Speaking at the industry event FiE, Mars' material science programme manager, Isabella Van Damme, said that EU regulation on how much fat content is required in order to call a product chocolate is a real challenge for manufacturers.
Van Damme said that manufacturers are trying to reduce fat content of chocolate but that the industry is caught between this driver and that of EU regulation which dictates that a product of less than 25% fat cannot be called chocolate, only a chocolate-type product. At the same time a product must cut fat by 23% in order to claim to be reduced fat.
This European regulation means that "there is a limit to how far we can go," she explained.
She said that Ukraine is "the worst" for this, where confectionery products with less than 34% fat content cannot be called chocolate. She said that in the US this level was much lower.
"From a consumer point of view we cannot say this is a bad thing," she said, since this ensures a high quality chocolate product. "This is why this law was put in place," she added.
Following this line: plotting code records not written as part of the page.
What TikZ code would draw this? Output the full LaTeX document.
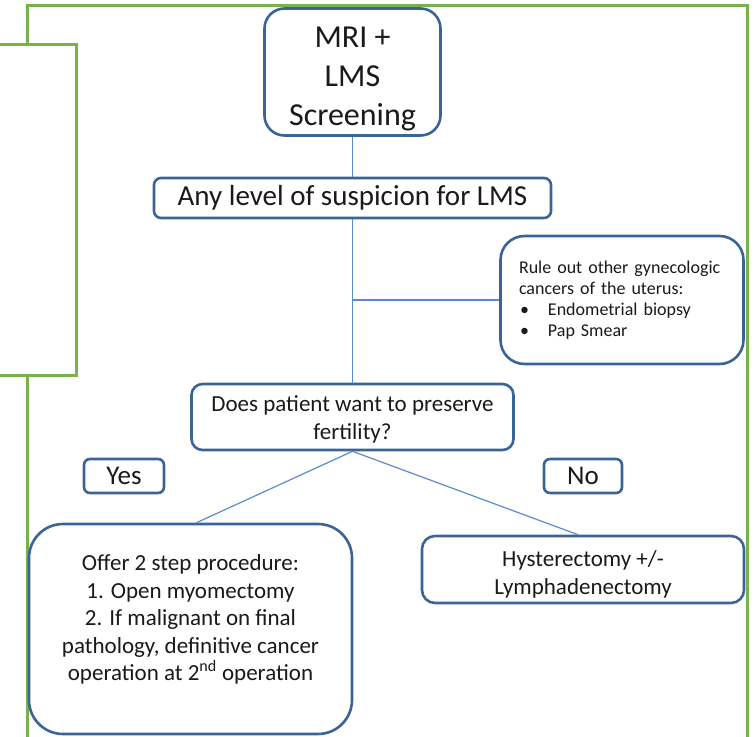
\documentclass[tikz,border=0pt]{standalone}
\usepackage{fontspec}
\setmainfont{Carlito}
\usepackage{xcolor}
\usepackage{tikz}
\definecolor{boxblue}{HTML}{3B6496}
\definecolor{linkblue}{HTML}{5B8BC9}
\definecolor{framegreen}{HTML}{77B24A}
\definecolor{inkdark}{HTML}{1A1A1A}
\newcommand{\listdot}{\makebox[29pt][l]{\hspace{1pt}\textbullet}}

\begin{document}
\begin{tikzpicture}[x=1pt, y=-1pt,
  box/.style={draw=boxblue, line width=2.6pt, fill=white, align=center, inner sep=0pt, text=inkdark},
  link/.style={draw=linkblue, line width=1.2pt},
  frame/.style={draw=framegreen, line width=3pt},
]
\useasboundingbox (0,0) rectangle (756,737);
\clip (0,0) rectangle (756,737);
% green frame and side panel
\draw[frame] (27,745) -- (27,5) -- (747,5) -- (747,745);
\draw[frame, fill=white] (-5,44) rectangle (76,375);

\node[box, rounded corners=20pt, minimum width=176pt, minimum height=127pt, font=\fontsize{32}{39}\selectfont] (mri) at (352.5,72) {\rule{0pt}{34pt}MRI +\\LMS\\Screening};
\node[box, rounded corners=7pt, minimum width=397pt, minimum height=40pt, font=\fontsize{29}{35}\selectfont] (susp) at (352.5,198) {Any level of suspicion for LMS};
\node[box, rounded corners=24pt, minimum width=243pt, minimum height=128pt, align=left, text width=206pt, font=\fontsize{18}{21}\selectfont] (ruleout) at (622,300) {Rule out other gynecologic\\cancers of the uterus:\\\listdot Endometrial biopsy\\\listdot Pap Smear};
\node[box, rounded corners=11pt, minimum width=322pt, minimum height=66pt, font=\fontsize{23}{28}\selectfont] (fert) at (352.5,417) {\rule{0pt}{21pt}Does patient want to preserve\\fertility?};
\node[box, rounded corners=6pt, minimum width=80pt, minimum height=34pt, font=\fontsize{27}{32}\selectfont] (yes) at (124,476) {Yes};
\node[box, rounded corners=6pt, minimum width=78pt, minimum height=34pt, font=\fontsize{27}{32}\selectfont] (no) at (583,476) {No};
\node[box, rounded corners=34pt, minimum width=323pt, minimum height=210pt, font=\fontsize{23}{27.5}\selectfont] (offer) at (190.5,629) {Offer 2 step procedure:\\1. Open myomectomy\\2. If malignant on final\\pathology, definitive cancer\\operation at 2\textsuperscript{nd} operation\\[-5pt]\mbox{}};
\node[box, rounded corners=13pt, minimum width=322pt, minimum height=67pt, font=\fontsize{23}{28}\selectfont] (hyst) at (583,569.5) {\rule{0pt}{25pt}Hysterectomy +/-\\Lymphadenectomy};

% connectors
\draw[link] (mri.south) -- (susp.north);
\draw[link] (susp.south) -- (fert.north);
\draw[link] (susp.south |- ruleout.west) -- (ruleout.west);
\draw[link] (fert.south) -- ([xshift=6pt]offer.north);
\draw[link] (fert.south) -- ([xshift=-5pt]hyst.north);
\end{tikzpicture}
\end{document}
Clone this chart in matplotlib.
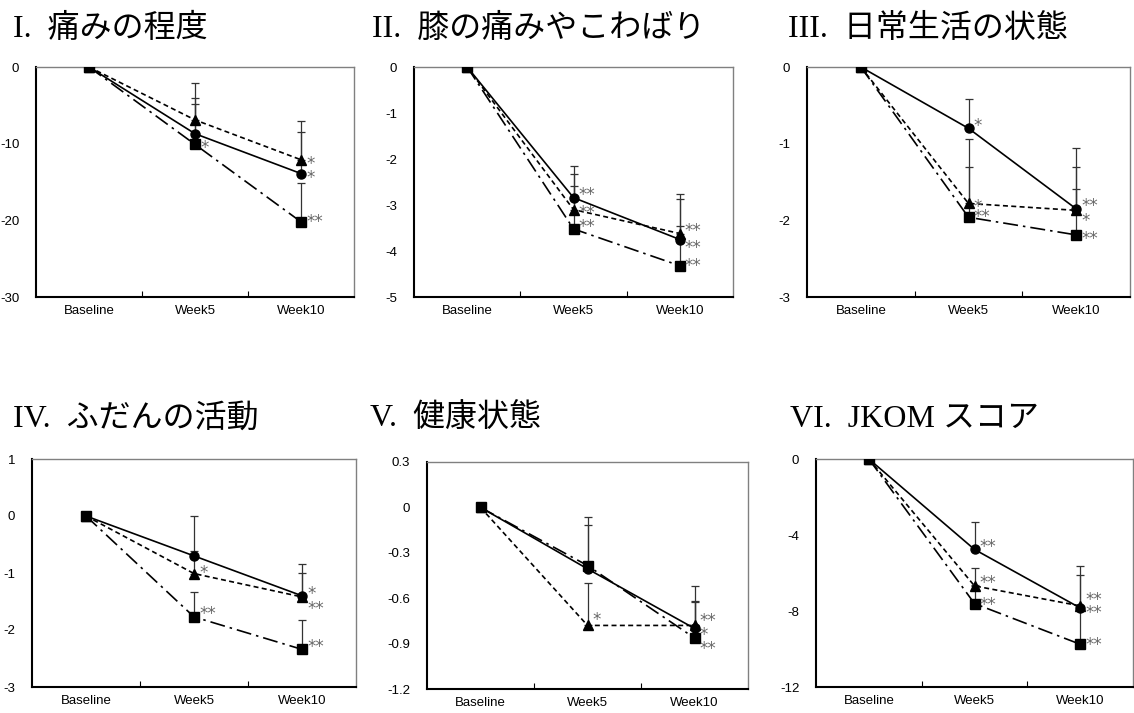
import matplotlib.pyplot as plt
import numpy as np

plt.rcParams['font.family'] = ['Liberation Sans', 'Noto Sans CJK JP']

# categories
x_labels = ["Baseline", "Week5", "Week10"]

titles = ["I.  痛みの程度", "II.  膝の痛みやこわばり", "III.  日常生活の状態",
          "IV.  ふだんの活動", "V.  健康状態", "VI.  JKOM スコア"]

# y axis range / ticks for each panel
y_lims = [(-30, 0), (-5, 0), (-3, 0), (-3, 1), (-1.2, 0.3), (-12, 0)]
y_ticks = [[0, -10, -20, -30], [0, -1, -2, -3, -4, -5], [0, -1, -2, -3],
           [1, 0, -1, -2, -3], [0.3, 0, -0.3, -0.6, -0.9, -1.2], [0, -4, -8, -12]]
y_ticklabels = [["0", "-10", "-20", "-30"], ["0", "-1", "-2", "-3", "-4", "-5"],
                ["0", "-1", "-2", "-3"], ["1", "0", "-1", "-2", "-3"],
                ["0.3", "0", "-0.3", "-0.6", "-0.9", "-1.2"], ["0", "-4", "-8", "-12"]]

# mean change from baseline (circle / triangle / square groups)
circle_vals = [[0, -8.7, -13.9], [0, -2.84, -3.75], [0, -0.80, -1.85],
               [0, -0.70, -1.40], [0, -0.406, -0.80], [0, -4.76, -7.84]]
triangle_vals = [[0, -6.9, -12.1], [0, -3.10, -3.62], [0, -1.78, -1.87],
                 [0, -1.01, -1.42], [0, -0.78, -0.78], [0, -6.68, -7.73]]
square_vals = [[0, -10.1, -20.2], [0, -3.52, -4.32], [0, -1.96, -2.19],
               [0, -1.77, -2.34], [0, -0.384, -0.863], [0, -7.61, -9.75]]

# upper error bar lengths
circle_err = [[0, 4.7, 5.4], [0, 0.69, 0.99], [0, 0.38, 0.80],
              [0, 0.70, 0.55], [0, 0.29, 0.18], [0, 1.46, 2.22]]
triangle_err = [[0, 4.8, 5.0], [0, 0.77, 0.75], [0, 0.84, 0.56],
                [0, 0.40, 0.42], [0, 0.28, 0.26], [0, 0.95, 1.60]]
square_err = [[0, 5.3, 5.1], [0, 0.94, 0.87], [0, 0.66, 0.60],
              [0, 0.44, 0.52], [0, 0.32, 0.24], [0, 1.0, 1.85]]

# significance marks
circle_sig = [["", "", "*"], ["", "**", "**"], ["", "*", "**"],
              ["", "", "*"], ["", "", "*"], ["", "**", "**"]]
triangle_sig = [["", "", "*"], ["", "**", "**"], ["", "*", "*"],
                ["", "*", "**"], ["", "*", "**"], ["", "**", "**"]]
square_sig = [["", "*", "**"], ["", "**", "**"], ["", "**", "**"],
              ["", "**", "**"], ["", "", "**"], ["", "**", "**"]]

# pixel boxes of the axes: left, right, top, bottom
W, H = 1134, 713
boxes = [(36, 354, 67, 297), (414, 733, 67, 297), (807, 1130, 67, 297),
         (32, 356, 459, 687), (427, 748, 462, 689), (816, 1133, 459, 687)]
title_pos = [(13, 37), (372, 37), (788, 37), (13, 427), (370, 427), (790, 427)]

# vertical nudges (px, + is up) for asterisks, keyed (panel, series, week)
nudge = {(0, 2, 2): 4,
         (1, 0, 1): 7, (1, 1, 1): 1, (1, 2, 1): 6,
         (1, 1, 2): 7, (1, 0, 2): -5, (1, 2, 2): 4,
         (2, 0, 1): 6, (2, 2, 1): 4, (2, 0, 2): 7, (2, 1, 2): -7,
         (3, 1, 1): 5, (3, 2, 1): 7, (3, 0, 2): 6, (3, 1, 2): -8, (3, 2, 2): 6,
         (4, 1, 1): 9, (4, 1, 2): 8, (4, 0, 2): -3, (4, 2, 2): -7,
         (5, 0, 1): 6, (5, 1, 1): 7, (5, 2, 1): 3,
         (5, 1, 2): 10, (5, 0, 2): -1, (5, 2, 2): 3}

series_style = [
    dict(marker="o", linestyle="-"),
    dict(marker="^", linestyle=(0, (3, 2))),
    dict(marker="s", linestyle=(0, (9, 3, 1.5, 3))),
]

fig = plt.figure(figsize=(W / 100, H / 100), dpi=100)
x = np.arange(len(x_labels))

for i in range(6):
    l, r, t, b = boxes[i]
    ax = fig.add_axes([l / W, 1 - b / H, (r - l) / W, (b - t) / H])
    groups = [(circle_vals[i], circle_err[i], circle_sig[i]),
              (triangle_vals[i], triangle_err[i], triangle_sig[i]),
              (square_vals[i], square_err[i], square_sig[i])]
    for k, (vals, err, sig) in enumerate(groups):
        vals = np.array(vals)
        err = np.array(err)
        ax.errorbar(x, vals, yerr=[np.zeros_like(err), err], fmt="none",
                    ecolor="#333333", elinewidth=0.9, capsize=3, capthick=0.9, zorder=2)
        ax.plot(x, vals, color="black", linewidth=1.2, markersize=6.5,
                zorder=3, **series_style[k])
        for j, s in enumerate(sig):
            if s:
                dy = nudge.get((i, k, j), 0)
                ax.annotate(s, xy=(x[j], vals[j]), xytext=(5, dy - 4),
                            textcoords="offset pixels", ha="left", va="center",
                            fontsize=12, color="#666666", zorder=4,
                            family=["DejaVu Sans"])
    ax.set_xlim(-0.5, 2.5)
    ax.set_ylim(*y_lims[i])
    ax.set_xticks([0.5, 1.5])
    ax.set_xticks(x, minor=True)
    ax.set_xticklabels([])
    ax.set_xticklabels(x_labels, minor=True)
    ax.tick_params(axis="x", which="major", direction="in", length=4, width=0.8)
    ax.tick_params(axis="x", which="minor", length=0, pad=6, labelsize=9.5)
    ax.set_yticks(y_ticks[i])
    ax.set_yticklabels(y_ticklabels[i])
    ax.tick_params(axis="y", length=0, pad=12, labelsize=9.5)
    for side in ["left", "bottom"]:
        ax.spines[side].set_linewidth(1.5)
        ax.spines[side].set_color("black")
    for side in ["top", "right"]:
        ax.spines[side].set_linewidth(1.0)
        ax.spines[side].set_color("#808080")
    tx, ty = title_pos[i]
    fig.text(tx / W, 1 - ty / H, titles[i], fontsize=23, va="baseline", ha="left",
             family=["Liberation Serif", "Noto Sans CJK JP"])

fig.savefig("out.png", dpi=100)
Van Damme said that manufacturers are working towards ways of reducing fat content and calories but that we should not expect a solution tomorrow.
"The only way to do that [reduce fat and calories] at the moment is by portions," she told ConfectioneryNews.
"Mars is committed to 250 kilo calories per bar - globally," she explained, adding that in some cases this required very little adjustment.
She said that while the industry is looking to develop ways of reducing fat and calories this is currently "very, very challenging" because chocolate is still an indulgence food. She explained that R&D for options like sugar replacement is not currently at the point where it can offer this kind of product, without some other negative repercussions like laxative effects.